Deep inside the jungle, among the trees, the khimba constructed in memory of the deceased stands as a testimony of the brutality. The concrete board under the traditional dao and dhaal of the Garo people details what happened on that day.

Old fight

The fight for their land is an old one, stemming from before 1971 when Bangladesh became independent of Pakistan. In 1950 the Government of Pakistan passed the Land Acquisition Act and acquired all the natural forestland as the property of the state.

Beduria is one of the seven villages inside the Madhupur Saal forest. The people of these villages are mostly from indigenous Garo and Koch communities who have been considered as the original inhabitants of the forest for more than 200 years [image by: Prakash Bhuyan]

The ethnic minorities did not accept the Land Acquisition Act since it denied their land rights. This act initiated the formal land rights conflicts between the state and the forest dwelling citizens in the Madhupur Sal Forest.

Traditional tool used by the Garo to collect firewood from the forest [image by: Prakash Bhuyan]

The Garos of Madhupur Sal forest have been struggling for the right to access the forest since 1962, when the Madhupur forest was declared a national park by the Pakistan government, which then administered the land. Eviction notices were soon sent out to the forest dwellers.

The promotion of social forestry

In the years after 1982, the Bangladesh government introduced social forestry programmes in various phases. These were aimed at improving the forest industry’s contribution to the gross domestic product and supporting local livelihood by introducing rubber plantation and agroforestry. Conservation and promotion of eco-tourism were among the other objectives.

In the mid-1980s, the forest area per capita in Bangladesh was among the lowest in Asia. To increase the production of fuelwood, the government emphasised the need for active forest resources management and woodlot tree planting in the five year development plan (1980-1985). In 1981 the first Community Forestry Project started with USD 11 million funding from the Asian Development Bank.

A newly finished rubber plantation. According to Forest Department records, rubber plantation was started in 1986 on 14,993.6 acres to improve the income and livelihood of the local people. While the project failed to improve livelihoods it led to massive deforestation [image by: Prakash Bhuyan]

According to the local Garo people this led to the aggressive denudation and deforestation of the forest. The sal trees which are commercially valuable, were logged away to clear land for woodlot tree plantation under the Community forestry program. Research shows the decrease in forest coverage of Madhupur Garh was about 36% between the year 1975 to 1983.

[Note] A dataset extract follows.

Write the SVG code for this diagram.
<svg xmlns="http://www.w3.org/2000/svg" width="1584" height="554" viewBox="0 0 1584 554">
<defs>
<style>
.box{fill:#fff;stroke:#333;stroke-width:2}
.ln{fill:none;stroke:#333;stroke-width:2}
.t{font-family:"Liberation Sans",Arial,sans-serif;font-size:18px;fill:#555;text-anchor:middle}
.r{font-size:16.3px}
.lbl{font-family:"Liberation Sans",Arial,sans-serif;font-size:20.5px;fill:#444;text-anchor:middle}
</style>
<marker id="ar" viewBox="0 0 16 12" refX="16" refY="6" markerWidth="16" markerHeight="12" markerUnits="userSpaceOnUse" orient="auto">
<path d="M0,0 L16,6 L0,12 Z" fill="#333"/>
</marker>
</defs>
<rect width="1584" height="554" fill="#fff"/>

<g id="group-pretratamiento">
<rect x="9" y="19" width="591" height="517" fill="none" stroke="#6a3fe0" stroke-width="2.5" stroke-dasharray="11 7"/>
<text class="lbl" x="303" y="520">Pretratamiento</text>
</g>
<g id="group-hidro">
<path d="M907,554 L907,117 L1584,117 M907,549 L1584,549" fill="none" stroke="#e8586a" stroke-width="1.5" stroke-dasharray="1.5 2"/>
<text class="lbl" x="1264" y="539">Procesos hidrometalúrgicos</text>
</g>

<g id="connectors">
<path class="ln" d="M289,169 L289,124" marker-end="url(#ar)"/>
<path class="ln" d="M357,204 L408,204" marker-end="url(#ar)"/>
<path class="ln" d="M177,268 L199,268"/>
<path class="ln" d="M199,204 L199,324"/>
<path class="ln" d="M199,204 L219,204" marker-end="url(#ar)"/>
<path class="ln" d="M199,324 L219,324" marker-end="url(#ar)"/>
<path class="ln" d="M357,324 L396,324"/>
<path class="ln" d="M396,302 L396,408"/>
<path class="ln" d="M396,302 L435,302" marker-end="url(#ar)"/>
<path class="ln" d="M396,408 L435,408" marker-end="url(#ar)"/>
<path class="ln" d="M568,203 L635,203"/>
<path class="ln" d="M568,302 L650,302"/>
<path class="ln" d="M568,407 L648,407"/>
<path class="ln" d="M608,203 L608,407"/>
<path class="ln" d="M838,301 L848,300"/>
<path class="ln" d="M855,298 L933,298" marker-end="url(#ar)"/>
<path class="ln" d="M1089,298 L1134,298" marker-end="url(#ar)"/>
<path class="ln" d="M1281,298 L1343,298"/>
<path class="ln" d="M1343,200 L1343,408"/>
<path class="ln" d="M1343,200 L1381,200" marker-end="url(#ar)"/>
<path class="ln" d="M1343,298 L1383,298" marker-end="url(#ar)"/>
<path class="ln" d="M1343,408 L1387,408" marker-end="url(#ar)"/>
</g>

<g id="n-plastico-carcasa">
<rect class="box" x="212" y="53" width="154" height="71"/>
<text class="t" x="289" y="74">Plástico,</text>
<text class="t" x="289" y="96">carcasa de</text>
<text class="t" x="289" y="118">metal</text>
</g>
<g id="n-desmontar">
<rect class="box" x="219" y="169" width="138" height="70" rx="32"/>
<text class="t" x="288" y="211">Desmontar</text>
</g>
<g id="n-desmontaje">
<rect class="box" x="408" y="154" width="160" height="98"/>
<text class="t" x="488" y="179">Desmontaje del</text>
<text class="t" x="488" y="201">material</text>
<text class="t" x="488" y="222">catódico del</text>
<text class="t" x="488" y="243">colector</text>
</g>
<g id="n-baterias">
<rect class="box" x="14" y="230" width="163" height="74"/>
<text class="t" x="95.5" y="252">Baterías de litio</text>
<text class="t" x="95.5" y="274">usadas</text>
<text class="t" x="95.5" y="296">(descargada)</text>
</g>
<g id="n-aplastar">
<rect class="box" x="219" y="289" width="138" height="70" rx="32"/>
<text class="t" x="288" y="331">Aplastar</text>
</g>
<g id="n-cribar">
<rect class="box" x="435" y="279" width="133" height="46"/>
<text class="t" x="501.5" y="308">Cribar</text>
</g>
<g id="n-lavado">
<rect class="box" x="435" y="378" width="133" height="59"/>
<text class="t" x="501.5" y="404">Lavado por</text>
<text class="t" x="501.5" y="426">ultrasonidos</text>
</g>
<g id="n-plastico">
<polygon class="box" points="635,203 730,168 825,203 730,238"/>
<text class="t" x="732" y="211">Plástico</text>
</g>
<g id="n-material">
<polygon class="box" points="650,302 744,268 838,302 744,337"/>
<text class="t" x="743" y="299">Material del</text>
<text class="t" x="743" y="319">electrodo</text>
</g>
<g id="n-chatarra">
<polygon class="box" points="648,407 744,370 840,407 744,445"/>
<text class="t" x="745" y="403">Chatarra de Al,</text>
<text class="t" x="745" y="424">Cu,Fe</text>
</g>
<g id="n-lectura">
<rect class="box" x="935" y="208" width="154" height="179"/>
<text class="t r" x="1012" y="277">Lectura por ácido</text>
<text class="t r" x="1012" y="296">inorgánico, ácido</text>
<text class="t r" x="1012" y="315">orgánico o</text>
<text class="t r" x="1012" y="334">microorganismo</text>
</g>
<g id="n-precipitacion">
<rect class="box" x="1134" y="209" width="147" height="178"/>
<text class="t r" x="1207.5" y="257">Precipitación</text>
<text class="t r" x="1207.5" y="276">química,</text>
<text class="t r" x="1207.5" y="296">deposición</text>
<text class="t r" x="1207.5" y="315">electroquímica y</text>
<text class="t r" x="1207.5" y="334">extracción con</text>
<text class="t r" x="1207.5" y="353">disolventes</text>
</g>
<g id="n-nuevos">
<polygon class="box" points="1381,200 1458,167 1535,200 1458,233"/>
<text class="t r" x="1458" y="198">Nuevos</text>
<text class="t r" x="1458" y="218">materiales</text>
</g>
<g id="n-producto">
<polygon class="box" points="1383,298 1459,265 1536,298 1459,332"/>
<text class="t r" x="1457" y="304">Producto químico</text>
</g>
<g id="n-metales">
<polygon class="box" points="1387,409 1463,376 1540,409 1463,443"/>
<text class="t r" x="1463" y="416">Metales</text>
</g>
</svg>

Between the year 1977 and 1991, the deforestation at Madhupur region became 56% (about 4% per year) while the South Asia average was 0.8%.

Eugene Nokrek, president of the Joyenshahi Adivasi Development Council, a civil society body of the ethnic people in Madhupur, said that instead, the social forestry programmes have destroyed the natural sal forest.

In 2001, the Asian Development Bank, which funded most of these projects along with the World Bank and international financial institutions, noted the significant problems in the project evaluation reports.
The current set of forest laws in Bangladesh has put the forest dwelling ethnic Garos at a disadvantage.

Nejen Nokrek (70), the ailing father of Piren Snal, has little hope for justice, but will not give up [image by: Prakash Bhuyan]

The now 70-year-old Nejen Nokrek holds no hope to get justice for the death of his son, Piren Snal given the attitude of the police and local administration. Fighting for his motherland left Utpal on a wheelchair, struggling to earn a reasonable income.

Both were resigned to their fate but not helpless before it. The struggle for Madhupur will go on, they said.

Note: The author tried repeatedly to reach out to the Forest Department during his stint in Madhupur but received no response. This report will be updated if and when a response is received.